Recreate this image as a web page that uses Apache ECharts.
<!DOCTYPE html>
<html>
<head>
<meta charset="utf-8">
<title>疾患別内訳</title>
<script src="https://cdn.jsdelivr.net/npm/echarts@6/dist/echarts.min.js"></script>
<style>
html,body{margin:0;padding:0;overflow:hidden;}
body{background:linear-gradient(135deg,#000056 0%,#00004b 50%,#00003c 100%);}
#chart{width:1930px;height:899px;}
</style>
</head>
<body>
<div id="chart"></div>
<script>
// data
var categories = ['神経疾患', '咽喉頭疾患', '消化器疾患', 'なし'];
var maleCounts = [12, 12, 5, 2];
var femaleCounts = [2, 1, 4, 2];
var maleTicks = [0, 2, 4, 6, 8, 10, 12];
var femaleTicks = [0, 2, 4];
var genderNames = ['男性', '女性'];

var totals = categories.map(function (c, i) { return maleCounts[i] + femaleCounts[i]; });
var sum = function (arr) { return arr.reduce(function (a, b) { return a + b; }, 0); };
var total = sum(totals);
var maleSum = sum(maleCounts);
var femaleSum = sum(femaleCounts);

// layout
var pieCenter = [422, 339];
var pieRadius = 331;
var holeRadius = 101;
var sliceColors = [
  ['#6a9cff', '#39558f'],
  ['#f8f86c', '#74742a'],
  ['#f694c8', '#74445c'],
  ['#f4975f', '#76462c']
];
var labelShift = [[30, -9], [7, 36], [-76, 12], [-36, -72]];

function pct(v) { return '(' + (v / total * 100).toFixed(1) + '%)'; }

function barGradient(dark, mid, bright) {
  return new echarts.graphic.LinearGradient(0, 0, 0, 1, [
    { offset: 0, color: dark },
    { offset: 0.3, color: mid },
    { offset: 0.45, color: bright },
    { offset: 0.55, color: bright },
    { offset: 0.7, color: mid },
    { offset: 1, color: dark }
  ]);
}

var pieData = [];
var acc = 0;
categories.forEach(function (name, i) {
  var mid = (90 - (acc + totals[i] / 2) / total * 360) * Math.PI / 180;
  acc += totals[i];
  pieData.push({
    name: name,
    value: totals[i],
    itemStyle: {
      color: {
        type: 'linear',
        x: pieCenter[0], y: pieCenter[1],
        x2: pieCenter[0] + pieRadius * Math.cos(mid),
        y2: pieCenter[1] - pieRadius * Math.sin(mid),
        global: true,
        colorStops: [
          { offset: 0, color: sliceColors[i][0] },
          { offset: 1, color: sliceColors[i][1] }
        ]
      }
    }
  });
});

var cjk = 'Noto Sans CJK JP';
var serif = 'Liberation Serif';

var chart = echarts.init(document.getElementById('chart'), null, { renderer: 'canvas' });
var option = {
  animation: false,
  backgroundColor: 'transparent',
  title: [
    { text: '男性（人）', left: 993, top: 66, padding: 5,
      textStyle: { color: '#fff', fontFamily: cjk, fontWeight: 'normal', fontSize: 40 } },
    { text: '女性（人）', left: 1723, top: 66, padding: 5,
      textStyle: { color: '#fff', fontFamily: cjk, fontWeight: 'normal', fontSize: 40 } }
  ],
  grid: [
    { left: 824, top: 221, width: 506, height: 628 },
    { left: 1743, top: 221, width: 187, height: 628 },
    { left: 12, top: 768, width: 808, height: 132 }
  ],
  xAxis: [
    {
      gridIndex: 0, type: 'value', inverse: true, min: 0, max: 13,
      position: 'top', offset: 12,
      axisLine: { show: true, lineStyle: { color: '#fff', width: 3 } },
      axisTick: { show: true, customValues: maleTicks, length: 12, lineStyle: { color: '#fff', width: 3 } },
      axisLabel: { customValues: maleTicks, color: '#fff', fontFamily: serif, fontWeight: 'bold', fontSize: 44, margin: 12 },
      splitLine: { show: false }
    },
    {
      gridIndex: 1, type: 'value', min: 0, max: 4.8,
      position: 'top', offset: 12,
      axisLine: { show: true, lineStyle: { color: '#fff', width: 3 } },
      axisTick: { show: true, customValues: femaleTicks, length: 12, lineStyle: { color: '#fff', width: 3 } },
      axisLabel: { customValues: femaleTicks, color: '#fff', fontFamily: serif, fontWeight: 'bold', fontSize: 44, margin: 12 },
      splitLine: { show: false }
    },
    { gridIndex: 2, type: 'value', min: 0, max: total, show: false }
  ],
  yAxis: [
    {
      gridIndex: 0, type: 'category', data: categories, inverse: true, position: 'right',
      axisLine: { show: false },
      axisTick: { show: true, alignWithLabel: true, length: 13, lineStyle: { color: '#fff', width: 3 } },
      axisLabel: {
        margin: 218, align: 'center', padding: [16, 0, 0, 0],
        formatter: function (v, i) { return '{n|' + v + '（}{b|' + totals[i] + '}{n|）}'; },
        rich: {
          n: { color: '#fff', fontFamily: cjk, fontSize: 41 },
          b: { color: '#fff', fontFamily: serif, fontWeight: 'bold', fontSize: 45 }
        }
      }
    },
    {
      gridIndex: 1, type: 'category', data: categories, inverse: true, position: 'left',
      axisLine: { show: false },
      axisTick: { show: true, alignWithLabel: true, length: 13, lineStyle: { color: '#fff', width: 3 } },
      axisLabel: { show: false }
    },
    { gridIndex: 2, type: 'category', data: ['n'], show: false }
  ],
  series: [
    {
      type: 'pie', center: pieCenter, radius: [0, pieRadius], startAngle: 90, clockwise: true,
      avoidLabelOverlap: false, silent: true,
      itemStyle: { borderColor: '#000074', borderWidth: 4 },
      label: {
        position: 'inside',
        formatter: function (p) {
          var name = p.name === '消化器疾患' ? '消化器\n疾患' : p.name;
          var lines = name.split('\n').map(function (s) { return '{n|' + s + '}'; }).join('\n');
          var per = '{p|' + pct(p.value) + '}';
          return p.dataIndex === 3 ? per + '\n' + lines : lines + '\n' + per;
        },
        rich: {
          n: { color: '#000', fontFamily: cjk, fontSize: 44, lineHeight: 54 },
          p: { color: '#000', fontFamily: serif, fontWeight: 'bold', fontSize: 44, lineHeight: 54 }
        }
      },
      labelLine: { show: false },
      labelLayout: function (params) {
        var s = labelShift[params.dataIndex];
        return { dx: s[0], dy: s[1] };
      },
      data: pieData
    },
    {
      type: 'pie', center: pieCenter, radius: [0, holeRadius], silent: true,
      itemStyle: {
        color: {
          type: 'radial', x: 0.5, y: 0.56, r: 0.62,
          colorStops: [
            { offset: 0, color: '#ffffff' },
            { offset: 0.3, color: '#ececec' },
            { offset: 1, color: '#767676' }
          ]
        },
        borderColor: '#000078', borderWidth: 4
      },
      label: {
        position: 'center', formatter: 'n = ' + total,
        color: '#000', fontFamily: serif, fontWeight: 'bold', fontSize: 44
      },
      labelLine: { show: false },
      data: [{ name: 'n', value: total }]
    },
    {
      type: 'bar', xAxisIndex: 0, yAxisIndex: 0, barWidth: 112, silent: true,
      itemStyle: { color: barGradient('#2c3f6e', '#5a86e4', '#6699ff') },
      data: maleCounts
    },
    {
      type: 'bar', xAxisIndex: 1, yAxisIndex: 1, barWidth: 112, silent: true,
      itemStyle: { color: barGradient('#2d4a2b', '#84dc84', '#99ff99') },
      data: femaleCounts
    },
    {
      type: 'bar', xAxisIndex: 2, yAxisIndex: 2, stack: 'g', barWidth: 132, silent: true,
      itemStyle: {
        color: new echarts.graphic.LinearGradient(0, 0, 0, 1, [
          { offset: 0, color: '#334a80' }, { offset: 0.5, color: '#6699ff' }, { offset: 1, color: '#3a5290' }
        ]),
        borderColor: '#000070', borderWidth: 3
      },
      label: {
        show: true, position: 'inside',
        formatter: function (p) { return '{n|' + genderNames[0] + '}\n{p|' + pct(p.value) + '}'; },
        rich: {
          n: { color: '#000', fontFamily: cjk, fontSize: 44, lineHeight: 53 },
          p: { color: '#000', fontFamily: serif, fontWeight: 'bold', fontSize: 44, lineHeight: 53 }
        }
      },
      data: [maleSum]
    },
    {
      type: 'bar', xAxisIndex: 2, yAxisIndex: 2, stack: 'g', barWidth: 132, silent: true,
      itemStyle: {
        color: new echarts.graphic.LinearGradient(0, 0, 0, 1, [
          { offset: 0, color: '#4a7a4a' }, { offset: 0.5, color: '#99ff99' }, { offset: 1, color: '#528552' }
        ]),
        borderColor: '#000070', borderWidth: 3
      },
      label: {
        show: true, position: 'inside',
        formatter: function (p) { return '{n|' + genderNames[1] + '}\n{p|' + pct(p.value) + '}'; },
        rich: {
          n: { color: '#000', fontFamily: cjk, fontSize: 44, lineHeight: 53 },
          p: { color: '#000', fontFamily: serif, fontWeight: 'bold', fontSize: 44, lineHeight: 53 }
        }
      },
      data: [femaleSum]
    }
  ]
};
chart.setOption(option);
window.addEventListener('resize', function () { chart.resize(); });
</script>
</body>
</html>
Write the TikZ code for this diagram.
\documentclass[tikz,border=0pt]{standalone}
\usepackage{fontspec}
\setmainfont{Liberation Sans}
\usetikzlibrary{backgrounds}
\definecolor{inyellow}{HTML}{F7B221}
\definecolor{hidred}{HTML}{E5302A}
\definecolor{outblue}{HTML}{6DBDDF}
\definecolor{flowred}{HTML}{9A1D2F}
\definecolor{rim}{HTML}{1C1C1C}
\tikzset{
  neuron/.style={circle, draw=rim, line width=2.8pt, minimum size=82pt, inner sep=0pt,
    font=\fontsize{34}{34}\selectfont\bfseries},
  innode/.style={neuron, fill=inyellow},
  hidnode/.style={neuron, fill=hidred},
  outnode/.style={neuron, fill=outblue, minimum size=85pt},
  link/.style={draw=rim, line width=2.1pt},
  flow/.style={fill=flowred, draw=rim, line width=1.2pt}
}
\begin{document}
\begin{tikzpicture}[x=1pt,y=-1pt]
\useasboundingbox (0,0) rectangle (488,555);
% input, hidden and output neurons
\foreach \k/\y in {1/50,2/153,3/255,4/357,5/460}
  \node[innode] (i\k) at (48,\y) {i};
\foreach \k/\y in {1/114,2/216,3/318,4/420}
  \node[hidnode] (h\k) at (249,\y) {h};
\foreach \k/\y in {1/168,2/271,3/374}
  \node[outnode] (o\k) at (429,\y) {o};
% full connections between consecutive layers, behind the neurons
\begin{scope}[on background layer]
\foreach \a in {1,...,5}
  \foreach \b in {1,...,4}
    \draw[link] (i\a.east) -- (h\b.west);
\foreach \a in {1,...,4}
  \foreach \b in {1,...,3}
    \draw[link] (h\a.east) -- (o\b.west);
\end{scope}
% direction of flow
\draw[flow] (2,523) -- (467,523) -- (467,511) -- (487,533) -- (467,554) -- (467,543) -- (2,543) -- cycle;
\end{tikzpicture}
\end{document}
——————
▶ _TASK GOAL_: Count every line bearing the word "this"; report the total only.

▶ _RESPONSE_: 2